- WRITTEN REQUEST
Copy the entries below exactly. Images do not belong in the copy.

[Source code of charts]
===============
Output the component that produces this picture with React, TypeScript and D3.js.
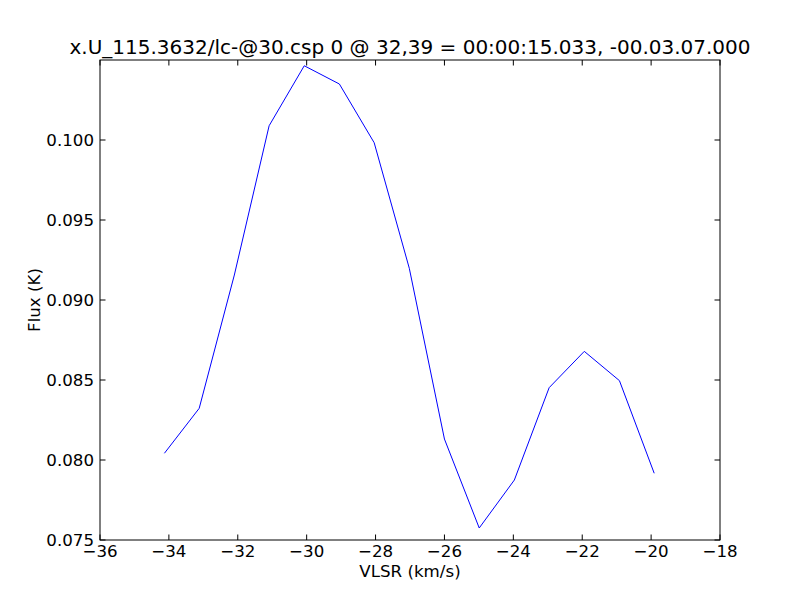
import React from "react";
import * as d3 from "d3";

const velocities = [-34.13, -33.12, -32.1, -31.09, -30.07, -29.05, -28.04, -27.02, -26.0, -24.99, -23.97, -22.96, -21.94, -20.92, -19.91];
const fluxes = [0.08042, 0.08323, 0.09156, 0.10089, 0.10464, 0.1035, 0.09983, 0.09198, 0.08131, 0.07575, 0.07875, 0.08452, 0.08679, 0.08496, 0.07917];
const xTicks = [-36, -34, -32, -30, -28, -26, -24, -22, -20, -18];
const yTicks = [0.075, 0.08, 0.085, 0.09, 0.095, 0.1];
const title = "x.U_115.3632/lc-@30.csp 0 @ 32,39 = 00:00:15.033, -00.03.07.000";

export default function App() {
  const W = 800, H = 600;
  const L = 100, R = 720, T = 60, B = 540;
  const x = d3.scaleLinear().domain([-36, -18]).range([L, R]);
  const y = d3.scaleLinear().domain([0.075, 0.105]).range([B, T]);
  const line = d3.line<number>().x((_, i) => x(velocities[i])).y((d) => y(d));
  const tl = 5.5;
  const font = "DejaVu Sans, sans-serif";
  const fmtX = (v: number) => (v < 0 ? "\u2212" + Math.abs(v) : String(v));
  return (
    <svg width={W} height={H} style={{ position: "absolute", left: 0, top: 0, background: "#fff" }} fontFamily={font}>
      <rect x={0} y={0} width={W} height={H} fill="#fff" />
      <path d={line(fluxes) || ""} fill="none" stroke="#0000ff" strokeWidth={1} />
      {xTicks.map((t) => (
        <g key={"x" + t}>
          <line x1={x(t)} x2={x(t)} y1={B} y2={B - tl} stroke="#000" strokeWidth={1} />
          <line x1={x(t)} x2={x(t)} y1={T} y2={T + tl} stroke="#000" strokeWidth={1} />
          <text x={x(t)} y={557} fontSize={16.67} textAnchor="middle">{fmtX(t)}</text>
        </g>
      ))}
      {yTicks.map((t) => (
        <g key={"y" + t}>
          <line x1={L} x2={L + tl} y1={y(t)} y2={y(t)} stroke="#000" strokeWidth={1} />
          <line x1={R} x2={R - tl} y1={y(t)} y2={y(t)} stroke="#000" strokeWidth={1} />
          <text x={94} y={y(t)} dy="0.36em" fontSize={16.67} textAnchor="end">{t.toFixed(3)}</text>
        </g>
      ))}
      <rect x={L} y={T} width={R - L} height={B - T} fill="none" stroke="#000" strokeWidth={1} />
      <text x={(L + R) / 2} y={54} fontSize={20} textAnchor="middle">{title}</text>
      <text x={(L + R) / 2} y={577} fontSize={16.67} textAnchor="middle">VLSR (km/s)</text>
      <text transform={`translate(40,${(T + B) / 2}) rotate(-90)`} fontSize={16.67} textAnchor="middle">Flux (K)</text>
    </svg>
  );
}
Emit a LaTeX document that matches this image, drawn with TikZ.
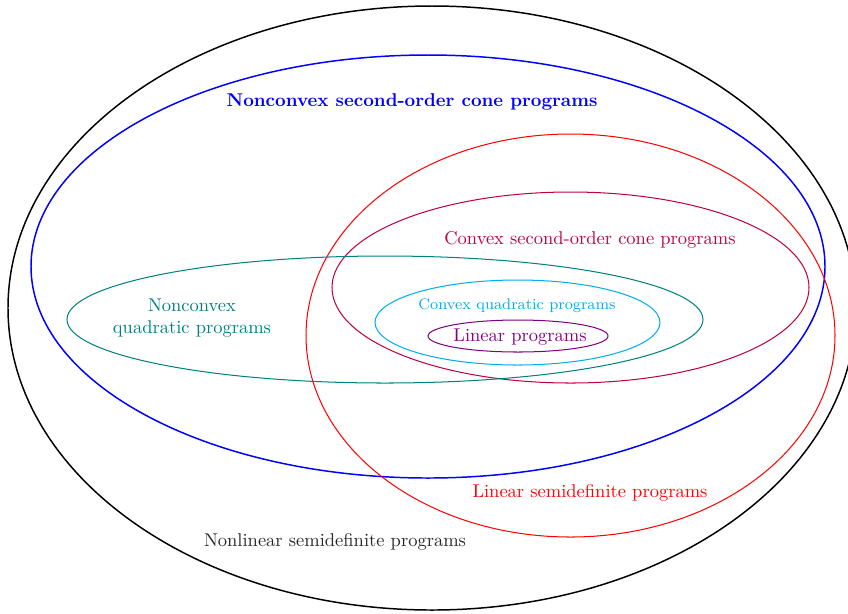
\documentclass[tikz,border=0pt]{standalone}
\usepackage{amsmath,amsfonts,amssymb}
\usepackage{tikz}
\usetikzlibrary{positioning}

\definecolor{cqpcyan}{RGB}{0,174,239}

\begin{document}
\begin{tikzpicture}[
  x=0.019cm, y=-0.019cm,
  set/.style={draw, line width=0.55pt},
  bigset/.style={draw, thick},
  lbl/.style={align=center, font=\normalsize}
]
  \useasboundingbox (0,0) rectangle (848,613);
  \clip (0,0) rectangle (848,613);

  % outer sets
  \draw[bigset, black] (432,308) ellipse [x radius=424, y radius=302];
  \draw[bigset, blue] (428,266.5) ellipse [x radius=397, y radius=211.5];
  \draw[set, red] (570.5,335.5) ellipse [x radius=264.5, y radius=201.5];

  % inner sets
  \draw[set, purple] (570.5,287.5) ellipse [x radius=238.5, y radius=95.5];
  \draw[set, teal] (385,319.5) ellipse [x radius=318, y radius=63.5];
  \draw[set, cqpcyan] (517.5,322.5) ellipse [x radius=142.5, y radius=42.5];
  \draw[set, violet] (518,336) ellipse [x radius=90, y radius=16];

  % labels
  \node[lbl, blue, font=\bfseries] (socp) at (412,102) {Nonconvex second-order cone programs};
  \node[lbl, purple] (csocp) at (590,240) {Convex second-order cone programs};
  \node[lbl, teal] (qp) at (192,318) {Nonconvex\\quadratic programs};
  \node[lbl, cqpcyan, font=\fontsize{8.3}{10}\selectfont] (cqp) at (517,306) {Convex quadratic programs};
  \node[lbl, violet] (lp) at (520,337) {Linear programs};
  \node[lbl, red] (sdp) at (590,493) {Linear semidefinite programs};
  \node[lbl, black!85] (nsdp) at (335,542) {Nonlinear semidefinite programs};
\end{tikzpicture}
\end{document}
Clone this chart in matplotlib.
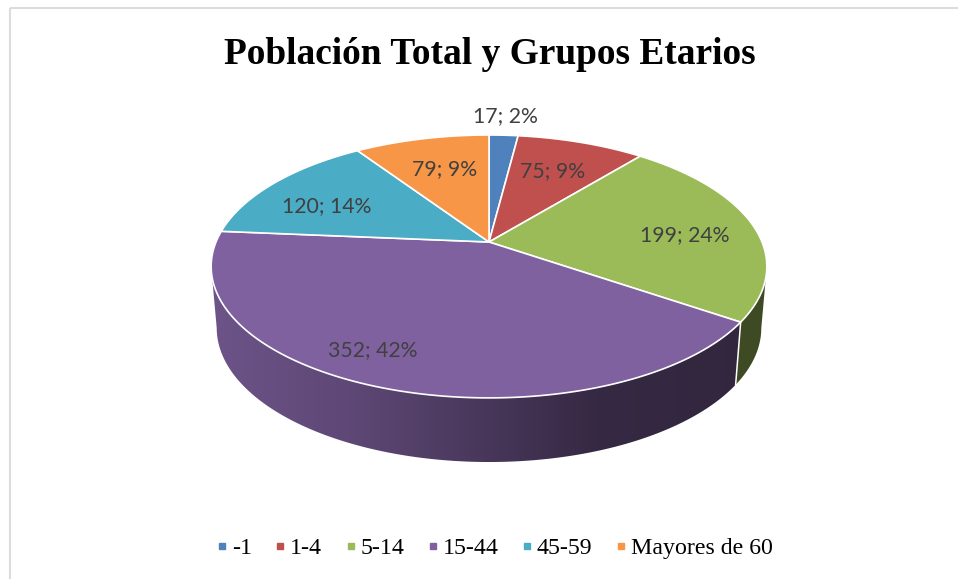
===============
- OUTPUT OF THE EXERCISE
Output the component that produces this picture with React, TypeScript and D3.js.
import React from "react";
import * as d3 from "d3";

const velocities = [-34.13, -33.12, -32.1, -31.09, -30.07, -29.05, -28.04, -27.02, -26.0, -24.99, -23.97, -22.96, -21.94, -20.92, -19.91];
const fluxes = [0.08042, 0.08323, 0.09156, 0.10089, 0.10464, 0.1035, 0.09983, 0.09198, 0.08131, 0.07575, 0.07875, 0.08452, 0.08679, 0.08496, 0.07917];
const xTicks = [-36, -34, -32, -30, -28, -26, -24, -22, -20, -18];
const yTicks = [0.075, 0.08, 0.085, 0.09, 0.095, 0.1];
const title = "x.U_115.3632/lc-@30.csp 0 @ 32,39 = 00:00:15.033, -00.03.07.000";

export default function App() {
  const W = 800, H = 600;
  const L = 100, R = 720, T = 60, B = 540;
  const x = d3.scaleLinear().domain([-36, -18]).range([L, R]);
  const y = d3.scaleLinear().domain([0.075, 0.105]).range([B, T]);
  const line = d3.line<number>().x((_, i) => x(velocities[i])).y((d) => y(d));
  const tl = 5.5;
  const font = "DejaVu Sans, sans-serif";
  const fmtX = (v: number) => (v < 0 ? "\u2212" + Math.abs(v) : String(v));
  return (
    <svg width={W} height={H} style={{ position: "absolute", left: 0, top: 0, background: "#fff" }} fontFamily={font}>
      <rect x={0} y={0} width={W} height={H} fill="#fff" />
      <path d={line(fluxes) || ""} fill="none" stroke="#0000ff" strokeWidth={1} />
      {xTicks.map((t) => (
        <g key={"x" + t}>
          <line x1={x(t)} x2={x(t)} y1={B} y2={B - tl} stroke="#000" strokeWidth={1} />
          <line x1={x(t)} x2={x(t)} y1={T} y2={T + tl} stroke="#000" strokeWidth={1} />
          <text x={x(t)} y={557} fontSize={16.67} textAnchor="middle">{fmtX(t)}</text>
        </g>
      ))}
      {yTicks.map((t) => (
        <g key={"y" + t}>
          <line x1={L} x2={L + tl} y1={y(t)} y2={y(t)} stroke="#000" strokeWidth={1} />
          <line x1={R} x2={R - tl} y1={y(t)} y2={y(t)} stroke="#000" strokeWidth={1} />
          <text x={94} y={y(t)} dy="0.36em" fontSize={16.67} textAnchor="end">{t.toFixed(3)}</text>
        </g>
      ))}
      <rect x={L} y={T} width={R - L} height={B - T} fill="none" stroke="#000" strokeWidth={1} />
      <text x={(L + R) / 2} y={54} fontSize={20} textAnchor="middle">{title}</text>
      <text x={(L + R) / 2} y={577} fontSize={16.67} textAnchor="middle">VLSR (km/s)</text>
      <text transform={`translate(40,${(T + B) / 2}) rotate(-90)`} fontSize={16.67} textAnchor="middle">Flux (K)</text>
    </svg>
  );
}
Emit a LaTeX document that matches this image, drawn with TikZ.
\documentclass[tikz,border=0pt]{standalone}
\usepackage{amsmath,amsfonts,amssymb}
\usepackage{tikz}
\usetikzlibrary{positioning}

\definecolor{cqpcyan}{RGB}{0,174,239}

\begin{document}
\begin{tikzpicture}[
  x=0.019cm, y=-0.019cm,
  set/.style={draw, line width=0.55pt},
  bigset/.style={draw, thick},
  lbl/.style={align=center, font=\normalsize}
]
  \useasboundingbox (0,0) rectangle (848,613);
  \clip (0,0) rectangle (848,613);

  % outer sets
  \draw[bigset, black] (432,308) ellipse [x radius=424, y radius=302];
  \draw[bigset, blue] (428,266.5) ellipse [x radius=397, y radius=211.5];
  \draw[set, red] (570.5,335.5) ellipse [x radius=264.5, y radius=201.5];

  % inner sets
  \draw[set, purple] (570.5,287.5) ellipse [x radius=238.5, y radius=95.5];
  \draw[set, teal] (385,319.5) ellipse [x radius=318, y radius=63.5];
  \draw[set, cqpcyan] (517.5,322.5) ellipse [x radius=142.5, y radius=42.5];
  \draw[set, violet] (518,336) ellipse [x radius=90, y radius=16];

  % labels
  \node[lbl, blue, font=\bfseries] (socp) at (412,102) {Nonconvex second-order cone programs};
  \node[lbl, purple] (csocp) at (590,240) {Convex second-order cone programs};
  \node[lbl, teal] (qp) at (192,318) {Nonconvex\\quadratic programs};
  \node[lbl, cqpcyan, font=\fontsize{8.3}{10}\selectfont] (cqp) at (517,306) {Convex quadratic programs};
  \node[lbl, violet] (lp) at (520,337) {Linear programs};
  \node[lbl, red] (sdp) at (590,493) {Linear semidefinite programs};
  \node[lbl, black!85] (nsdp) at (335,542) {Nonlinear semidefinite programs};
\end{tikzpicture}
\end{document}
Clone this chart in matplotlib.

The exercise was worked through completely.